La transparence sur la propriété réelle doit devenir une procédure opérationnelle normale, avec des États qui suivent l’exemple du Royaume-Uni, des Pays-Bas et d’autres pays qui ont établi des registres publics et soutiennent le projet d’un registre mondial. Quant aux pays riches en ressources naturelles, un bon point de départ serait d’établir des registres spécifiques au secteur. Cette pratique est maintenant imposée par l’Initiative pour la Transparence dans les Industries Extractives.

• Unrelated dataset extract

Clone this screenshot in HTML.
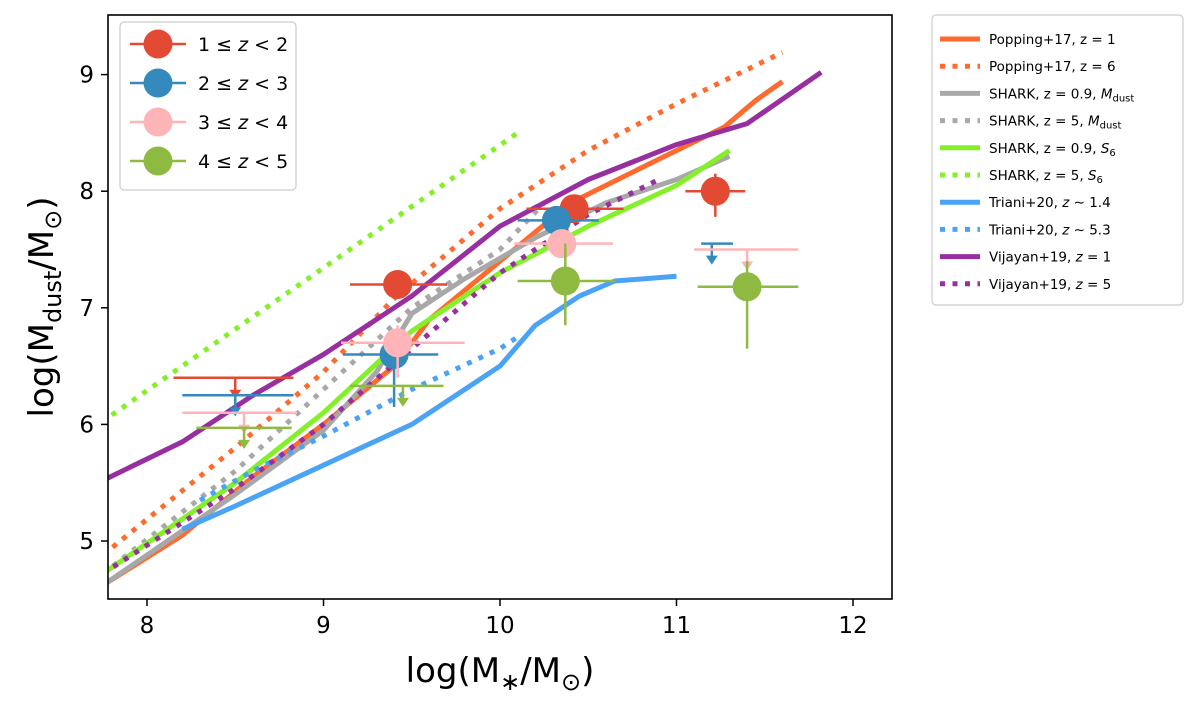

Au sein du secteur extractif, les gouvernements des pays d’accueil devraient soumettre les négociants de matières premières à des exigences de divulgation des paiements lorsqu’ils font affaire avec les gouvernements et les entreprises publiques. Les gouvernements de pays comme la Suisse, le Royaume-Uni et Singapour, qui abritent des acteurs du monde de l’entreprise, ont une lourde responsabilité, particulièrement dans le contexte actuel de faible prix des matières premières, où les négociants concluent de nouveaux contrats profitables avec des pays producteurs de ressources à court d’argent. Faire la lumière sur de telles zones d’ombre les rendra moins vulnérables aux abus.

Enfin, donner la priorité à la transparence et au contrôle lors de l’allocation de ressources publiques.

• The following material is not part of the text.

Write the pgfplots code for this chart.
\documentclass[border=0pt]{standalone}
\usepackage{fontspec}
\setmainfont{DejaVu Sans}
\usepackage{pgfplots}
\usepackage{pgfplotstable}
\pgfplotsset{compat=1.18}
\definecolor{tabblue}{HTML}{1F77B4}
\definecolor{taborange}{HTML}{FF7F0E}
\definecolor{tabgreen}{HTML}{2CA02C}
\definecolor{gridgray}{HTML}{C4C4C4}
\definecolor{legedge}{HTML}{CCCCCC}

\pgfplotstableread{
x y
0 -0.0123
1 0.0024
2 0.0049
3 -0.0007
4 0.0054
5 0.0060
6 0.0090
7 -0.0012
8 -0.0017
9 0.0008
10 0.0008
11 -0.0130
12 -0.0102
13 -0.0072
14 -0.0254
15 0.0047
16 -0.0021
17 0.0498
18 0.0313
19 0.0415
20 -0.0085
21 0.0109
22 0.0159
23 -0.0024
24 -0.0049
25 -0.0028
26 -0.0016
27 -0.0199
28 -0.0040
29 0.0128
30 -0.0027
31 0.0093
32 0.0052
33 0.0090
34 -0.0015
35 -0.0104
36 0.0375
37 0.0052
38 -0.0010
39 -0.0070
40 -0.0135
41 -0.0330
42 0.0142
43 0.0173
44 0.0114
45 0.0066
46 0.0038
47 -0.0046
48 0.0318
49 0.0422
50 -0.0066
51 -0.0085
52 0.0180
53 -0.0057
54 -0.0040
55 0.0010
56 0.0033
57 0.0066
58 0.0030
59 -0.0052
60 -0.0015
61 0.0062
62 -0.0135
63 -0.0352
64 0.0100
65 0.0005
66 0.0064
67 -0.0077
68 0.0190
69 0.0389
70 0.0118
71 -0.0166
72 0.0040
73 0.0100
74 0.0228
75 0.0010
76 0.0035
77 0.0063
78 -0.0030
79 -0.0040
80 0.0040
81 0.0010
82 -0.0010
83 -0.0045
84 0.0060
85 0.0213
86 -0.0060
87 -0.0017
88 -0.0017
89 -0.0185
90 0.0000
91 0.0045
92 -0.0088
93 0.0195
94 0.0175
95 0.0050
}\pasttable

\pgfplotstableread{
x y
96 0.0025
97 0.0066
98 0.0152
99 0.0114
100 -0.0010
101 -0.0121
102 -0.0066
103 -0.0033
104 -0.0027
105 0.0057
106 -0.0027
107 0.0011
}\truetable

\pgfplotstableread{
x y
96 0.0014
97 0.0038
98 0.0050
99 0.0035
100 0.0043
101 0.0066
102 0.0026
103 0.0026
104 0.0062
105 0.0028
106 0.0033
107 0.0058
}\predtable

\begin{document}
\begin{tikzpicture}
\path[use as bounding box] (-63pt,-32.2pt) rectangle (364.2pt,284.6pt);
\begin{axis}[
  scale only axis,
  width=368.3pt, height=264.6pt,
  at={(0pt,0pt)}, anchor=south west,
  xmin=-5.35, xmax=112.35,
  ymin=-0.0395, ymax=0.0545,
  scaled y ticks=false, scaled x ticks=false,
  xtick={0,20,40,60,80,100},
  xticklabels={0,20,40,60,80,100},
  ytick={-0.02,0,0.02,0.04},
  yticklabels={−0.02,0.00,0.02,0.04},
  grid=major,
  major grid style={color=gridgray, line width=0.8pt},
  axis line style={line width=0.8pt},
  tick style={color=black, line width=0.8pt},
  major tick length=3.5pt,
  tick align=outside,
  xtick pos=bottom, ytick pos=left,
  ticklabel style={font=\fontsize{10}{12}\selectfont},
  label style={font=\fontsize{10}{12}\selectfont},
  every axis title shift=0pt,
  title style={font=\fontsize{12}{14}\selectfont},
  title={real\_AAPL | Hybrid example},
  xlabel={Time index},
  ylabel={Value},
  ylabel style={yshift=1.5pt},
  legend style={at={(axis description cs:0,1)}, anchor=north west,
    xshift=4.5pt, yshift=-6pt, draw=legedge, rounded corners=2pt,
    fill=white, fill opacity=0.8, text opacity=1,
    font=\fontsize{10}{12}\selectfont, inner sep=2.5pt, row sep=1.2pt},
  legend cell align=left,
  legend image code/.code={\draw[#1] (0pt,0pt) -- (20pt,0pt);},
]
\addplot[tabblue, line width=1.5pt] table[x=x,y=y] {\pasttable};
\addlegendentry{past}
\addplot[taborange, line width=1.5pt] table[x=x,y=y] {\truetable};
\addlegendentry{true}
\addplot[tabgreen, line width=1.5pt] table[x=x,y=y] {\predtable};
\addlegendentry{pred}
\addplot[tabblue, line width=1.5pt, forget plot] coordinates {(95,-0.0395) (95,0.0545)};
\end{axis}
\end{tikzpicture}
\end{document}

Lorsqu’un gouvernement attribue des ressources pour l’exploitation, il doit le faire de façon tout à fait transparente. L’initiative Open Contracting Partnership a fait de grandes avancées dans la définition d’une norme de référence pour de telles informations, notamment en matière d’orientation sur les questions de l’ouverture des données, des identificateurs des sociétés et de la propriété réelle.

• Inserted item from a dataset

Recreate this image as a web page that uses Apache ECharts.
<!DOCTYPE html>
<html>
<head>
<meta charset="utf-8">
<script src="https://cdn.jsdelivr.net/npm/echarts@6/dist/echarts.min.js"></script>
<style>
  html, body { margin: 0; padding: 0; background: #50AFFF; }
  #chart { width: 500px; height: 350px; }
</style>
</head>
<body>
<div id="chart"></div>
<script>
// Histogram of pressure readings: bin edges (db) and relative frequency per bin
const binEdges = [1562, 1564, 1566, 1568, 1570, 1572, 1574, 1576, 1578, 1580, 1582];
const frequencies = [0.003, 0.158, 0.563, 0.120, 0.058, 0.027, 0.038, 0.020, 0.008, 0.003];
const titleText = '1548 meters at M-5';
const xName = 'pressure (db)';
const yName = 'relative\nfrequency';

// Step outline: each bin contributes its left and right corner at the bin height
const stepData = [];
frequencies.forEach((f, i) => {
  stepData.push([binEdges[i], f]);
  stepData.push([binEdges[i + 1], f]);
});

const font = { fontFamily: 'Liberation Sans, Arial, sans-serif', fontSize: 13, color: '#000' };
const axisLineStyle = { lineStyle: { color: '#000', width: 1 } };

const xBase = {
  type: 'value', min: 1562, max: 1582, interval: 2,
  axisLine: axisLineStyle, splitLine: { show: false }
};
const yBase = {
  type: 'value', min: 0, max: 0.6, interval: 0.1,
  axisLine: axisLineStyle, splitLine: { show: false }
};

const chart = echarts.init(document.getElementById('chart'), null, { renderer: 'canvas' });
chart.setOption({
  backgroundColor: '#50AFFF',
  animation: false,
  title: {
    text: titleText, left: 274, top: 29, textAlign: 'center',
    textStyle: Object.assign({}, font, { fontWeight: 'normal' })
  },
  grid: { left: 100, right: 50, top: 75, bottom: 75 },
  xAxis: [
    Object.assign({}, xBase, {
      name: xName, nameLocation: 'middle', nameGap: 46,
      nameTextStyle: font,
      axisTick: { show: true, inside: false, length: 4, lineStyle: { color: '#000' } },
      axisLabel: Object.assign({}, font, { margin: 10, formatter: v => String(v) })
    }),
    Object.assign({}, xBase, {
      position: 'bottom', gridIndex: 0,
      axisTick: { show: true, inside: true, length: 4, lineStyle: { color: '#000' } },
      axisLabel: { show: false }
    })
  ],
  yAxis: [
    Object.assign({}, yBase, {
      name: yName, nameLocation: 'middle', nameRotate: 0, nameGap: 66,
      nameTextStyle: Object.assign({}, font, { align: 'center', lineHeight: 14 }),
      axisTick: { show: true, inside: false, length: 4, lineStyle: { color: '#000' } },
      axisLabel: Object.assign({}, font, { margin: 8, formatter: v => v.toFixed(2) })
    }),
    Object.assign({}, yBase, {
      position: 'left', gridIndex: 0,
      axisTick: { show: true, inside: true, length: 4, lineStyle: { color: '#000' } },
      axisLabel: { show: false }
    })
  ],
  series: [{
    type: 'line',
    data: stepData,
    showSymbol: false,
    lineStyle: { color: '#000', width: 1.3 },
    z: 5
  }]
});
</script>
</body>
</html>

Les recherches sur la corruption dans les secteurs pétrolier et minier menées par le Natural Resource Governance Institute montrent que de multiples allocations à forte valeur nécessitent un examen attentif et une divulgation du contrat. Elles comprennent l’attribution des permis d’exploration et de production, mais aussi des droits d’exportation, d’importation ou de transport, qui ont été associés à la corruption dans des pays comme l’Indonésie, la République du Congo et l’Ukraine. La plupart des affaires liées au secteur pétrolier et portées devant les tribunaux dans le cadre de la FPCA aux États-Unis ont surgi à l’occasion de l’attribution de marchés de service, un segment de l’industrie pétrolière qui concernait également les scandales Unaoil et Petrobras. La transparence devrait être le « paramètre par défaut » de toute transaction allouant des ressources publiques. Il est nécessaire d’exercer un contrôle supplémentaire des régimes de taux de change mis en œuvre et abusifs, qui génèrent des revenus pour quelques-uns et engendrent des disparités économiques majeures, comme c’est le cas actuellement au Nigeria, au Venezuela et en Égypte.

Pour espérer un impact réel, il faudra aussi s’attaquer frontalement au principe d’impunité, puisque la transparence et la liberté d’expression sont certes nécessaires, mais insuffisantes.  Et les Etats, y compris les États-Unis et le Royaume-Uni, devront adopter des réformes pour lutter contre la corruption légale et l’opacité sous toutes ses formes, que ce soit en s’attaquant à la mainmise de l’argent en politique ou aux « zones d’ombre » entourant les négociants pétroliers installés à Genève et Londres.

Un engagement ambitieux à lutter contre la corruption et l’impunité n’est pas seulement une nécessité actuelle, mais aussi une revendication de nos sociétés, comme l’ont montré les événements au Brésil et ailleurs. Ce pourrait être le moment décisif de faire de réelles avancées à l’échelle mondiale.

Alexandra Gillies est la directrice des programmes de gouvernance, Natural Resource Governance Institute. Daniel Kaufmann est le président et CEO du Natural Resource Governance Institute.